I live in a bay area and very often it so happens that we, both the Polish and the English, suffer from… sinuses. ‘Sorry, it must be the climate,’ as the natives would say. I went to the doctor’s one time, thrilled that I could actually get an emergency appointment. My nose was running a marathon, my ears were blocked so much that the pain was merging the grey and white matters in my brain. However, the doctor was adamant that an antihistamine from under the counter should be enough. If not, I was supposed to come back in a week’s time.
After a week of mainly Polish traditional self-treatment (such as garlic), not only could I not hear, but also I couldn’t speak. Probably not enough vitamin C in the onion I was eating. My larynx was totally infected (voicelessness), a breathing problem started. I came back to the doctor’s. The same one as last time. He looked at me and shrugging his shoulders he asked:
“But what do you expect from me? I can’t prescribe any antibiotics as I can’t see any reason to.”
I am not criticising the British health care.

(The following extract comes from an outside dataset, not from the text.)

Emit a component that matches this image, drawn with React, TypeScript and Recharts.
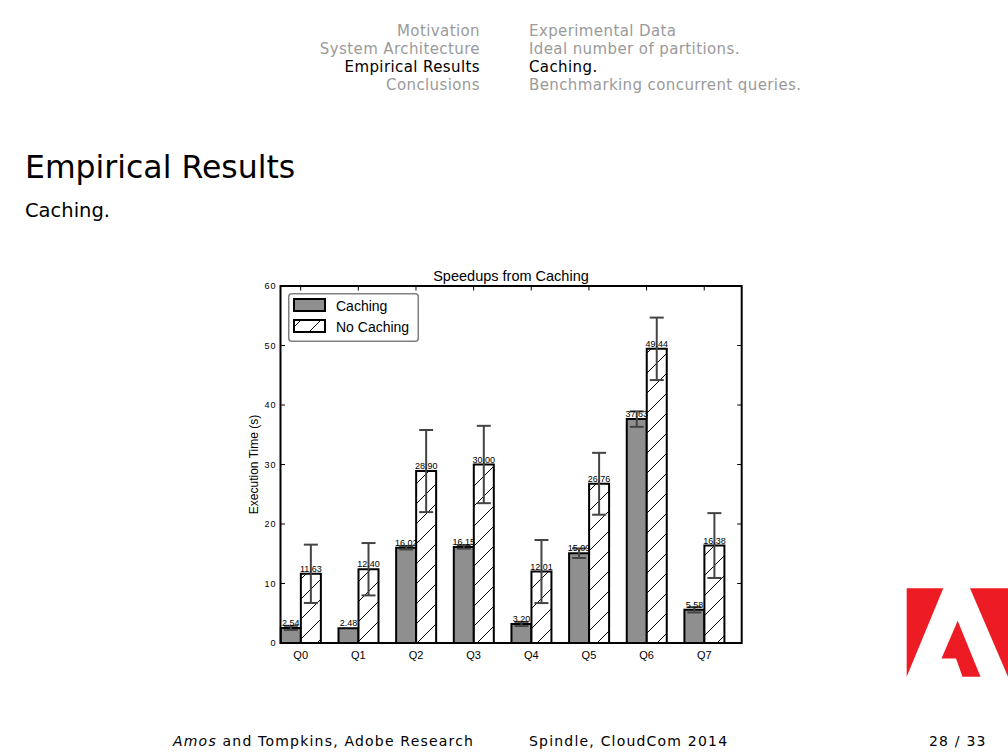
import React from 'react';
import {BarChart, Bar, XAxis, YAxis, ErrorBar, LabelList, Legend, ReferenceArea} from 'recharts';

// values
const queries = ['Q0', 'Q1', 'Q2', 'Q3', 'Q4', 'Q5', 'Q6', 'Q7'];
const caching = [2.54, 2.48, 16.02, 16.15, 3.2, 15.09, 37.63, 5.58];
const noCaching = [11.63, 12.4, 28.9, 30.0, 12.01, 26.76, 49.44, 16.38];
const cachingErr = [0.35, 0, 0.3, 0.3, 0.35, 0.8, 1.3, 0.45];
const noCachingErr = [4.9, 4.4, 6.9, 6.5, 5.3, 5.2, 5.25, 5.45];
const yTicks = [0, 10, 20, 30, 40, 50, 60];

const headerLeft = ['Motivation', 'System Architecture', 'Empirical Results', 'Conclusions'];
const headerRight = ['Experimental Data', 'Ideal number of partitions.', 'Caching.', 'Benchmarking concurrent queries.'];
const activeRow = 2;

// matplotlib style: bars of width 0.35 start at the integer position, tick sits between them
const BAR_W = 0.35;
const data = queries.map((q, i) => ({
    q,
    x: i + BAR_W,
    caching: caching[i],
    noCaching: noCaching[i],
    cachingErr: cachingErr[i],
    noCachingErr: noCachingErr[i],
}));
const xTicks = data.map(d => d.x);

const PLOT = {left: 280.5, top: 286, right: 741.7, bottom: 643};
const Y_W = 53;
const X_H = 24;
const TICK = 4.5;
const chartFont = '"Liberation Sans", Arial, sans-serif';
const slideFont = '"DejaVu Sans", sans-serif';
const GREY = '#8f8f8f';

const XTick = (props: any) => {
    const {x, payload} = props;
    const label = queries[Math.round(payload.value - BAR_W)];
    return (
        <g>
            <line x1={x} x2={x} y1={PLOT.bottom} y2={PLOT.bottom - TICK} stroke="#000" strokeWidth={1}/>
            <line x1={x} x2={x} y1={PLOT.top} y2={PLOT.top + TICK} stroke="#000" strokeWidth={1}/>
            <text x={x} y={PLOT.bottom + 16} textAnchor="middle" fontSize={11} fontFamily={chartFont} fill="#000">{label}</text>
        </g>
    );
};

const YTick = (props: any) => {
    const {y, payload} = props;
    return (
        <g>
            <line x1={PLOT.left} x2={PLOT.left + TICK} y1={y} y2={y} stroke="#000" strokeWidth={1}/>
            <line x1={PLOT.right - TICK} x2={PLOT.right} y1={y} y2={y} stroke="#000" strokeWidth={1}/>
            <text x={PLOT.left - 4} y={y + 3} textAnchor="end" fontSize={9} letterSpacing={1} fontFamily={chartFont} fill="#000">{payload.value}</text>
        </g>
    );
};

const LegendBox = () => (
    <svg width={131} height={49} style={{display: 'block'}}>
        <defs>
            <pattern id="hatchLegend" patternUnits="userSpaceOnUse" width={20} height={20}>
                <line x1={0} y1={20} x2={20} y2={0} stroke="#000" strokeWidth={1}/>
            </pattern>
        </defs>
        <rect x={0.75} y={0.75} width={129.5} height={47.5} rx={3} fill="#fff" stroke="#808080" strokeWidth={1.5}/>
        <rect x={6} y={6} width={31} height={12} fill={GREY} stroke="#000" strokeWidth={2}/>
        <text x={48} y={18} fontSize={14} fontFamily={chartFont} fill="#000">Caching</text>
        <rect x={6} y={27} width={31} height={12} fill="url(#hatchLegend)" stroke="#000" strokeWidth={2}/>
        <text x={48} y={39} fontSize={14} fontFamily={chartFont} fill="#000">No Caching</text>
    </svg>
);

const fmt = (v: any) => Number(v).toFixed(2);

const Slide = () => (
    <svg width={1008} height={756} style={{position: 'absolute', left: 0, top: 0}}>
        {headerLeft.map((t, i) => (
            <text key={t} x={480} y={36 + i * 18} textAnchor="end" fontSize={15} letterSpacing={0.4}
                  fontFamily={slideFont} fill={i === activeRow ? '#000' : '#9a9a9a'}>{t}</text>
        ))}
        {headerRight.map((t, i) => (
            <text key={t} x={529} y={36 + i * 18} fontSize={15} letterSpacing={0.4}
                  fontFamily={slideFont} fill={i === activeRow ? '#000' : '#9a9a9a'}>{t}</text>
        ))}
        <text x={25} y={178} fontSize={31.5} fontFamily={slideFont} fill="#000">Empirical Results</text>
        <text x={25} y={217} fontSize={19.5} fontFamily={slideFont} fill="#000">Caching.</text>

        <text x={511} y={281} textAnchor="middle" fontSize={14.5} fontFamily={chartFont} fill="#000">Speedups from Caching</text>

        <text x={173} y={746} fontSize={14} letterSpacing={1.2} fontFamily={slideFont} fill="#000">
            <tspan fontStyle="italic">Amos</tspan> and Tompkins, Adobe Research
        </text>
        <text x={529} y={746} fontSize={14} letterSpacing={1.2} fontFamily={slideFont} fill="#000">Spindle, CloudCom 2014</text>
        <text x={929} y={746} fontSize={14} letterSpacing={1.2} fontFamily={slideFont} fill="#000">28 / 33</text>

        {/* Adobe logo */}
        <polygon points="906.7,588.3 943.3,588.3 906.7,676.7" fill="#ed1c24"/>
        <polygon points="970,588.3 1008,588.3 1008,676.7" fill="#ed1c24"/>
        <polygon points="957.7,620.7 980.5,676.7 962.5,676.7 956,658.5 941.5,658.5" fill="#ed1c24"/>
    </svg>
);

export default function App() {
    return (
        <div style={{position: 'absolute', left: 0, top: 0, width: 1008, height: 756, background: '#fff'}}>
            <Slide/>
            <div style={{position: 'absolute', left: 0, top: 0}}>
                <BarChart
                    width={1008}
                    height={756}
                    data={data}
                    barGap={0}
                    margin={{top: PLOT.top, right: 1008 - PLOT.right, bottom: 756 - PLOT.bottom - X_H, left: PLOT.left - Y_W}}
                >
                    <defs>
                        <pattern id="hatch" patternUnits="userSpaceOnUse" width={20} height={20}>
                            <rect width={20} height={20} fill="#fff"/>
                            <line x1={0} y1={20} x2={20} y2={0} stroke="#000" strokeWidth={1}/>
                        </pattern>
                    </defs>
                    <XAxis type="number" dataKey="x" domain={[0, 8]} ticks={xTicks} interval={0}
                           height={X_H} axisLine={false} tickLine={false} tick={<XTick/>}/>
                    <YAxis type="number" domain={[0, 60]} ticks={yTicks} interval={0} width={Y_W}
                           axisLine={false} tickLine={false} tick={<YTick/>}
                           label={{value: 'Execution Time (s)', angle: -90, position: 'center', fontSize: 12, fontFamily: chartFont, fill: '#000'}}/>
                    <Legend verticalAlign="middle" align="center" layout="horizontal" content={<LegendBox/>}
                            wrapperStyle={{left: 288, top: 293, width: 131, height: 49}}/>
                    <Bar dataKey="caching" name="Caching" fill={GREY} stroke="#000" strokeWidth={2} barSize={20}
                         isAnimationActive={false}>
                        <LabelList dataKey="caching" position="top" offset={2} formatter={fmt}
                                   style={{fontSize: 9, fontFamily: chartFont, fill: '#000'}}/>
                        <ErrorBar dataKey="cachingErr" width={7} stroke="#444" strokeWidth={2} direction="y"/>
                    </Bar>
                    <Bar dataKey="noCaching" name="No Caching" fill="url(#hatch)" stroke="#000" strokeWidth={2} barSize={20}
                         isAnimationActive={false}>
                        <LabelList dataKey="noCaching" position="top" offset={2} formatter={fmt}
                                   style={{fontSize: 9, fontFamily: chartFont, fill: '#000'}}/>
                        <ErrorBar dataKey="noCachingErr" width={7} stroke="#444" strokeWidth={2} direction="y"/>
                    </Bar>
                    <ReferenceArea y1={0} y2={60} fill="none" stroke="#000" strokeWidth={2} ifOverflow="visible"/>
                </BarChart>
            </div>
        </div>
    );
}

But what does this history tell about us, Poles? It’s enough to watch the commercials on our Polish TV during dinner or supper. A medicine for flatulence. A medicine for lack of flatulence. A medicine for a dry eye. A medicine for haemorrhoids. For the whites. For itching. (Meat chops immediately taste better during such a run :-))
Can we, Poles, be treated at all abroad? In Britain, TV and radio commercials regarding any medication are so rarely emitted that sometimes I think they’re banned. Aren’t they?